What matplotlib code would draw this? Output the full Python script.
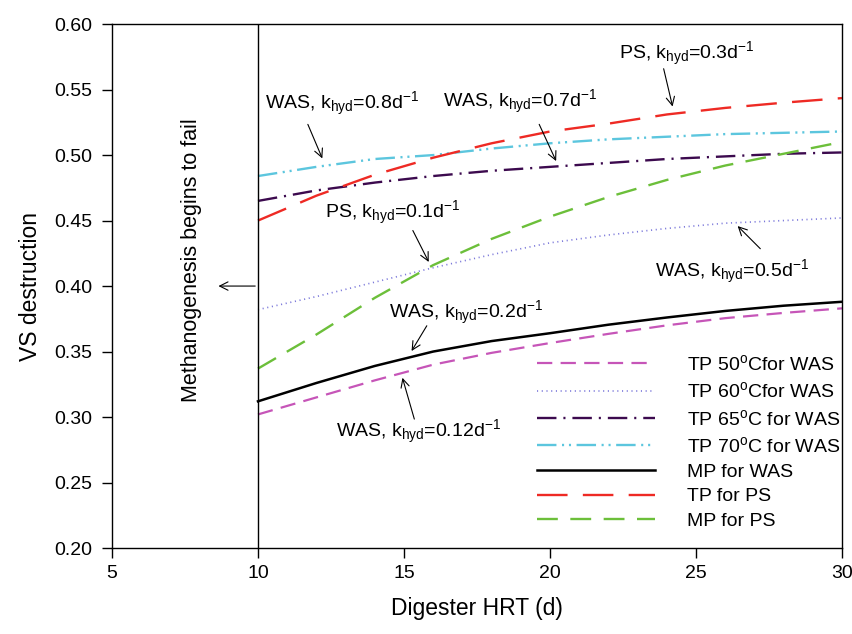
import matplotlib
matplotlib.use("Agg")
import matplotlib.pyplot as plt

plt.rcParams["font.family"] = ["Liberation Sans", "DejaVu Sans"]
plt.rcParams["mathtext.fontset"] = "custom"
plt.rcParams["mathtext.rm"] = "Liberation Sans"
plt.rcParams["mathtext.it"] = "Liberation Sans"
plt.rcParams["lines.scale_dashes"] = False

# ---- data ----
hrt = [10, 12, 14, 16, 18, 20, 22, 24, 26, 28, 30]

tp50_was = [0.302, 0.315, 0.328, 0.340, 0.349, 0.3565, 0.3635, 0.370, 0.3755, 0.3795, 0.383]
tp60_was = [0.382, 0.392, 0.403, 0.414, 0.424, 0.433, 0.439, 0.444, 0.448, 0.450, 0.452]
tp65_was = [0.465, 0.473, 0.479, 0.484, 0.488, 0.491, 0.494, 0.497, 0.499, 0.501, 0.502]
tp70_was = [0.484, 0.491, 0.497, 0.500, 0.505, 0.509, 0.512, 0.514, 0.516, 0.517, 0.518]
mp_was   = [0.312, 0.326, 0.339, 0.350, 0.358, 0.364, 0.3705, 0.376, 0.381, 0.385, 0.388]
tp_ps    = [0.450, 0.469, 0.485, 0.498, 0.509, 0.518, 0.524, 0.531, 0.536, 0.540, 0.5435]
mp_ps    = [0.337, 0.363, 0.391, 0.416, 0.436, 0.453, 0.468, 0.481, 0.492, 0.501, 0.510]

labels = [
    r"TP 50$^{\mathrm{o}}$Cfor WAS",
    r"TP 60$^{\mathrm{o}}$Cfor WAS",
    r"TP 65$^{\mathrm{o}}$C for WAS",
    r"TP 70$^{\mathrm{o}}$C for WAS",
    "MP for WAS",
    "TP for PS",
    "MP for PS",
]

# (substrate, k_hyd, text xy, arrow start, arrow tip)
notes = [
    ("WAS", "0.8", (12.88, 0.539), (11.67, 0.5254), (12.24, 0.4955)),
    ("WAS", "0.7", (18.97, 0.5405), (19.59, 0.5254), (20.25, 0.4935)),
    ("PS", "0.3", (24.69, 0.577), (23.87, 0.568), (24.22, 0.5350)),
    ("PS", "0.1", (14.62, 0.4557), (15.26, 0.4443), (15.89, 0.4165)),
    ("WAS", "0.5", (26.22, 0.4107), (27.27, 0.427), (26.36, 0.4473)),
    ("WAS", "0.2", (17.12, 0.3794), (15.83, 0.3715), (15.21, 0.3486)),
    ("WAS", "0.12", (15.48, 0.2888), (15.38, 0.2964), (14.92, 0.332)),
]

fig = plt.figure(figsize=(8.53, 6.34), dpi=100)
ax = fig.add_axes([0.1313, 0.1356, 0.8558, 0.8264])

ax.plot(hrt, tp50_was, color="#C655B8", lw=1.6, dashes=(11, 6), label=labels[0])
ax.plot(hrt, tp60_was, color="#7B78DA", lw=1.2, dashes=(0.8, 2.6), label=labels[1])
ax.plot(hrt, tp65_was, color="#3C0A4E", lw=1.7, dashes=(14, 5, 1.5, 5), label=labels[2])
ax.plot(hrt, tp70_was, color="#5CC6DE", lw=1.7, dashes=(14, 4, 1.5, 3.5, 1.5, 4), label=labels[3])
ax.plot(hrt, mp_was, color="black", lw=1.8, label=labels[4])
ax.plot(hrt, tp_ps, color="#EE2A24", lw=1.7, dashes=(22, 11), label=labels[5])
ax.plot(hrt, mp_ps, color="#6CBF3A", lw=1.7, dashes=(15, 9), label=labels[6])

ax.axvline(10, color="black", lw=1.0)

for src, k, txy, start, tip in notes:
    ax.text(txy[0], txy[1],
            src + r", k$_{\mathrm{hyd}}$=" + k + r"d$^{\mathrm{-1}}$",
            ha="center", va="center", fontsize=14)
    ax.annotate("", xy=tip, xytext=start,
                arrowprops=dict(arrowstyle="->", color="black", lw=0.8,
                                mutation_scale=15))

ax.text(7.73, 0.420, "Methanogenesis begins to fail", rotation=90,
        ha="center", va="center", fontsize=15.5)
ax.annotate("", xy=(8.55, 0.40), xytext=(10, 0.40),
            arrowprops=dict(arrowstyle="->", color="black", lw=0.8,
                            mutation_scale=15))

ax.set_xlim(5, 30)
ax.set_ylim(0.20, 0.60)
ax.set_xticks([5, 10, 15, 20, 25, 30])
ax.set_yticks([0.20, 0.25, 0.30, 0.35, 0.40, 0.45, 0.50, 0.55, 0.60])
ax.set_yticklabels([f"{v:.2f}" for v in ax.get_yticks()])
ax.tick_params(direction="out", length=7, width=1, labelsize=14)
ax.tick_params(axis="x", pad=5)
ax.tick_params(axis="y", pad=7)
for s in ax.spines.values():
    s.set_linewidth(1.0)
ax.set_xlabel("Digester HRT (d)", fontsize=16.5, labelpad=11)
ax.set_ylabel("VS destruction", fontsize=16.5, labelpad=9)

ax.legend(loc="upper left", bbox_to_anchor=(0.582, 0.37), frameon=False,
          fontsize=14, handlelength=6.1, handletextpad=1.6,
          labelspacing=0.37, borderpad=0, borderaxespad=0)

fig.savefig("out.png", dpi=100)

Goal
Write out, word for word, the lines from the start of the data through the one holding "26, 28, 30]". Omit pictures.

Written response
What matplotlib code would draw this? Output the full Python script.
import matplotlib
matplotlib.use("Agg")
import matplotlib.pyplot as plt

plt.rcParams["font.family"] = ["Liberation Sans", "DejaVu Sans"]
plt.rcParams["mathtext.fontset"] = "custom"
plt.rcParams["mathtext.rm"] = "Liberation Sans"
plt.rcParams["mathtext.it"] = "Liberation Sans"
plt.rcParams["lines.scale_dashes"] = False

# ---- data ----
hrt = [10, 12, 14, 16, 18, 20, 22, 24, 26, 28, 30]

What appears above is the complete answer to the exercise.